## STATED GOAL:
Once the pictures are set aside, transcribe the remaining data exactly.

* Begin DATA EXCERPT *

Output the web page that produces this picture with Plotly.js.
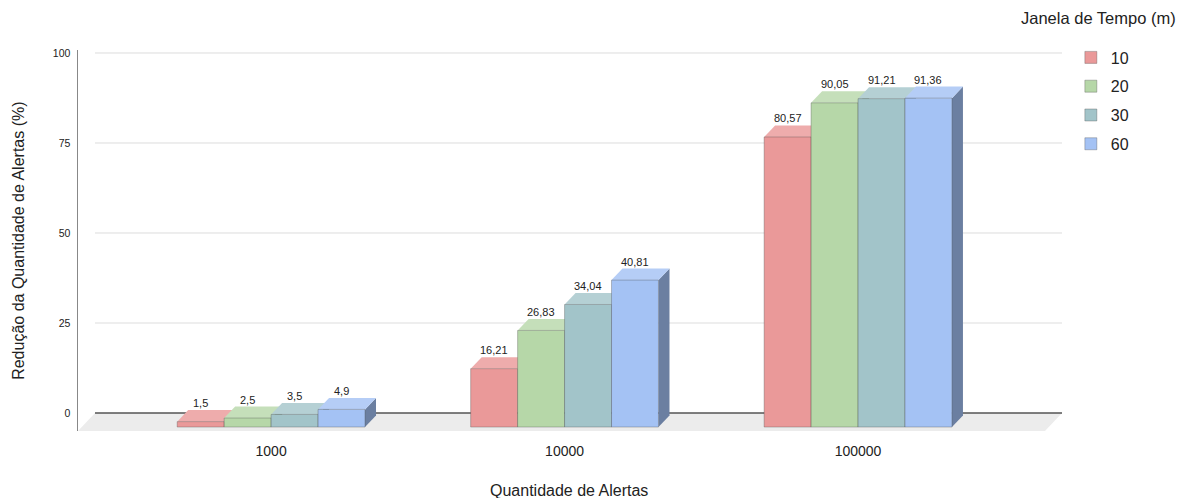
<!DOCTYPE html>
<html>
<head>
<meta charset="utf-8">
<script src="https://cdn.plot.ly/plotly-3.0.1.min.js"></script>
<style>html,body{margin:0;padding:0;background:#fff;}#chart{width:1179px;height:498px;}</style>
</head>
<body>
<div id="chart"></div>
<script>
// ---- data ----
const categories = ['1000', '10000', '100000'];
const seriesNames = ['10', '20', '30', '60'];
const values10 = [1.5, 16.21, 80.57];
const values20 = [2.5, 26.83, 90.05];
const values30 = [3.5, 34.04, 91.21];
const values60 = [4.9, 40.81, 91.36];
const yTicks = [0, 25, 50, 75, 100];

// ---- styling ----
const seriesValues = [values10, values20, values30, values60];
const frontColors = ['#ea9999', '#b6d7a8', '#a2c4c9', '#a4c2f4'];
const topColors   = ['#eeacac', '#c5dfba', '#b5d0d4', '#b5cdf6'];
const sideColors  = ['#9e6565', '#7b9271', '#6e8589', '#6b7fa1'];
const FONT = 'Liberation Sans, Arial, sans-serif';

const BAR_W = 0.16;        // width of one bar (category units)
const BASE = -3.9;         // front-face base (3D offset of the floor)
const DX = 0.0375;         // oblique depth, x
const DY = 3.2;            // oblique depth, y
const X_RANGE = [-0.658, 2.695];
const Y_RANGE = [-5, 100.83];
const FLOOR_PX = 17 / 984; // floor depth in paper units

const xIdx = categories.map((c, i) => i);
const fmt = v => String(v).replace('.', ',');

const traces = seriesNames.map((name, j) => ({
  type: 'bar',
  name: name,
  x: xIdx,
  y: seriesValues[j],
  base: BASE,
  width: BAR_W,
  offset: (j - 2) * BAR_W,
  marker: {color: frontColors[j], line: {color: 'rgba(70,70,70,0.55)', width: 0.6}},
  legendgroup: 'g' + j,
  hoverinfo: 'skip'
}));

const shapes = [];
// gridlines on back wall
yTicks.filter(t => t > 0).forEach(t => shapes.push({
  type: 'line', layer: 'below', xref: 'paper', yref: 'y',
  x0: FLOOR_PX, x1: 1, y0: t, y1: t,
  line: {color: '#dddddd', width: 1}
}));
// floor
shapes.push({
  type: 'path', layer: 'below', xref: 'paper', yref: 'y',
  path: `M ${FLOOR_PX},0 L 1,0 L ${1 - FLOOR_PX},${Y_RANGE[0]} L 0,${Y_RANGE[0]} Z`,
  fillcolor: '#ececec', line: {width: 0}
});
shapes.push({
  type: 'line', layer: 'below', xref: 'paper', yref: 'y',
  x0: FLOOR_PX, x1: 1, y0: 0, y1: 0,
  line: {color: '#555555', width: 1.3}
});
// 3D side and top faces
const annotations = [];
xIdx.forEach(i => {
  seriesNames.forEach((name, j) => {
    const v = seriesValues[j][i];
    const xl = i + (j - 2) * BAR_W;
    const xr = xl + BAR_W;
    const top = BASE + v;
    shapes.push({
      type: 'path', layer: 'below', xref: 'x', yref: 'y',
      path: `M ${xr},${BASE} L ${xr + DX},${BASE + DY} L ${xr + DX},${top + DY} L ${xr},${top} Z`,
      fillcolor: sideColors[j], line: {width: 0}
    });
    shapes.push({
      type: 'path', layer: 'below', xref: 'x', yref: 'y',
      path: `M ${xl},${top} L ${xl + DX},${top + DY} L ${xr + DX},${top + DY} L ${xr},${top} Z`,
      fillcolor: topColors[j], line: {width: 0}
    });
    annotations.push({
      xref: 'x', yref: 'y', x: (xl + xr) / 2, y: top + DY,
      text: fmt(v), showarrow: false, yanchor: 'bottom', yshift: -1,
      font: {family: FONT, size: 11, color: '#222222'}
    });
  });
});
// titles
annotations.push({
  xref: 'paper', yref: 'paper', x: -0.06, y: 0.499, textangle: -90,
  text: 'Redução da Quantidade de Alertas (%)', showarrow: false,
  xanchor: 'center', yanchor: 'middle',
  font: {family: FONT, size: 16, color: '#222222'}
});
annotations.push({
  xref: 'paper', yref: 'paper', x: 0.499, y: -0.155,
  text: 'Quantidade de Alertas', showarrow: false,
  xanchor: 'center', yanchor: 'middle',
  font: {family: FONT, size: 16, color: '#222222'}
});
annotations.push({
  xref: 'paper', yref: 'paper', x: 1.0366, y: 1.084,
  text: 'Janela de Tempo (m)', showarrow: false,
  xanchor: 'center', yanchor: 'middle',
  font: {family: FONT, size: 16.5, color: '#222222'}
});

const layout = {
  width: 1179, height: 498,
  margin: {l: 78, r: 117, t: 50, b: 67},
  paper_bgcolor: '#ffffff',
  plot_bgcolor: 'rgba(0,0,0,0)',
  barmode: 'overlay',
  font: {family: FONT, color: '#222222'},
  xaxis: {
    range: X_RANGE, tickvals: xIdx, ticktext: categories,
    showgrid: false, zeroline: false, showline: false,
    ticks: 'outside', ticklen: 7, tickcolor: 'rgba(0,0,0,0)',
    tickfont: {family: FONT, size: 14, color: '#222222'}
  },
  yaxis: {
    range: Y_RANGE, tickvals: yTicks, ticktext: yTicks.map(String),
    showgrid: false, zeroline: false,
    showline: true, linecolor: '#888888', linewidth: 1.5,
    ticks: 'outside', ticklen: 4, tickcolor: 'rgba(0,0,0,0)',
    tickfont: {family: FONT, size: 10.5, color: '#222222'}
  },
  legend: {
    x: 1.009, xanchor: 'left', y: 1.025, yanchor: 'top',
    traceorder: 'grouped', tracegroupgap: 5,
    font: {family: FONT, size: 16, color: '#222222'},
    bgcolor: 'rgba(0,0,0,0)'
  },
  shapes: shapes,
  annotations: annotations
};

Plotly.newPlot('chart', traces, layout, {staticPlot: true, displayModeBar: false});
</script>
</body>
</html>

* End DATA EXCERPT *

## ANSWER TO THIS TASK:
Output the web page that produces this picture with Plotly.js.
<!DOCTYPE html>
<html>
<head>
<meta charset="utf-8">
<script src="https://cdn.plot.ly/plotly-3.0.1.min.js"></script>
<style>html,body{margin:0;padding:0;background:#fff;}#chart{width:1179px;height:498px;}</style>
</head>
<body>
<div id="chart"></div>
<script>
// ---- data ----
const categories = ['1000', '10000', '100000'];
const seriesNames = ['10', '20', '30', '60'];
const values10 = [1.5, 16.21, 80.57];
const values20 = [2.5, 26.83, 90.05];
const values30 = [3.5, 34.04, 91.21];
const values60 = [4.9, 40.81, 91.36];
const yTicks = [0, 25, 50, 75, 100];

// ---- styling ----
const seriesValues = [values10, values20, values30, values60];
const frontColors = ['#ea9999', '#b6d7a8', '#a2c4c9', '#a4c2f4'];
const topColors   = ['#eeacac', '#c5dfba', '#b5d0d4', '#b5cdf6'];
const sideColors  = ['#9e6565', '#7b9271', '#6e8589', '#6b7fa1'];
const FONT = 'Liberation Sans, Arial, sans-serif';

const BAR_W = 0.16;        // width of one bar (category units)
const BASE = -3.9;         // front-face base (3D offset of the floor)
const DX = 0.0375;         // oblique depth, x
const DY = 3.2;            // oblique depth, y
const X_RANGE = [-0.658, 2.695];
const Y_RANGE = [-5, 100.83];
const FLOOR_PX = 17 / 984; // floor depth in paper units

const xIdx = categories.map((c, i) => i);
const fmt = v => String(v).replace('.', ',');

const traces = seriesNames.map((name, j) => ({
  type: 'bar',
  name: name,
  x: xIdx,
  y: seriesValues[j],
  base: BASE,
  width: BAR_W,
  offset: (j - 2) * BAR_W,
  marker: {color: frontColors[j], line: {color: 'rgba(70,70,70,0.55)', width: 0.6}},
  legendgroup: 'g' + j,
  hoverinfo: 'skip'
}));

const shapes = [];
// gridlines on back wall
yTicks.filter(t => t > 0).forEach(t => shapes.push({
  type: 'line', layer: 'below', xref: 'paper', yref: 'y',
  x0: FLOOR_PX, x1: 1, y0: t, y1: t,
  line: {color: '#dddddd', width: 1}
}));
// floor
shapes.push({
  type: 'path', layer: 'below', xref: 'paper', yref: 'y',
  path: `M ${FLOOR_PX},0 L 1,0 L ${1 - FLOOR_PX},${Y_RANGE[0]} L 0,${Y_RANGE[0]} Z`,
  fillcolor: '#ececec', line: {width: 0}
});
shapes.push({
  type: 'line', layer: 'below', xref: 'paper', yref: 'y',
  x0: FLOOR_PX, x1: 1, y0: 0, y1: 0,
  line: {color: '#555555', width: 1.3}
});
// 3D side and top faces
const annotations = [];
xIdx.forEach(i => {
  seriesNames.forEach((name, j) => {
    const v = seriesValues[j][i];
    const xl = i + (j - 2) * BAR_W;
    const xr = xl + BAR_W;
    const top = BASE + v;
    shapes.push({
      type: 'path', layer: 'below', xref: 'x', yref: 'y',
      path: `M ${xr},${BASE} L ${xr + DX},${BASE + DY} L ${xr + DX},${top + DY} L ${xr},${top} Z`,
      fillcolor: sideColors[j], line: {width: 0}
    });
    shapes.push({
      type: 'path', layer: 'below', xref: 'x', yref: 'y',
      path: `M ${xl},${top} L ${xl + DX},${top + DY} L ${xr + DX},${top + DY} L ${xr},${top} Z`,
      fillcolor: topColors[j], line: {width: 0}
    });
    annotations.push({
      xref: 'x', yref: 'y', x: (xl + xr) / 2, y: top + DY,
      text: fmt(v), showarrow: false, yanchor: 'bottom', yshift: -1,
      font: {family: FONT, size: 11, color: '#222222'}
    });
  });
});
// titles
annotations.push({
  xref: 'paper', yref: 'paper', x: -0.06, y: 0.499, textangle: -90,
  text: 'Redução da Quantidade de Alertas (%)', showarrow: false,
  xanchor: 'center', yanchor: 'middle',
  font: {family: FONT, size: 16, color: '#222222'}
});
annotations.push({
  xref: 'paper', yref: 'paper', x: 0.499, y: -0.155,
  text: 'Quantidade de Alertas', showarrow: false,
  xanchor: 'center', yanchor: 'middle',
  font: {family: FONT, size: 16, color: '#222222'}
});
annotations.push({
  xref: 'paper', yref: 'paper', x: 1.0366, y: 1.084,
  text: 'Janela de Tempo (m)', showarrow: false,
  xanchor: 'center', yanchor: 'middle',
  font: {family: FONT, size: 16.5, color: '#222222'}
});

const layout = {
  width: 1179, height: 498,
  margin: {l: 78, r: 117, t: 50, b: 67},
  paper_bgcolor: '#ffffff',
  plot_bgcolor: 'rgba(0,0,0,0)',
  barmode: 'overlay',
  font: {family: FONT, color: '#222222'},
  xaxis: {
    range: X_RANGE, tickvals: xIdx, ticktext: categories,
    showgrid: false, zeroline: false, showline: false,
    ticks: 'outside', ticklen: 7, tickcolor: 'rgba(0,0,0,0)',
    tickfont: {family: FONT, size: 14, color: '#222222'}
  },
  yaxis: {
    range: Y_RANGE, tickvals: yTicks, ticktext: yTicks.map(String),
    showgrid: false, zeroline: false,
    showline: true, linecolor: '#888888', linewidth: 1.5,
    ticks: 'outside', ticklen: 4, tickcolor: 'rgba(0,0,0,0)',
    tickfont: {family: FONT, size: 10.5, color: '#222222'}
  },
  legend: {
    x: 1.009, xanchor: 'left', y: 1.025, yanchor: 'top',
    traceorder: 'grouped', tracegroupgap: 5,
    font: {family: FONT, size: 16, color: '#222222'},
    bgcolor: 'rgba(0,0,0,0)'
  },
  shapes: shapes,
  annotations: annotations
};

Plotly.newPlot('chart', traces, layout, {staticPlot: true, displayModeBar: false});
</script>
</body>
</html>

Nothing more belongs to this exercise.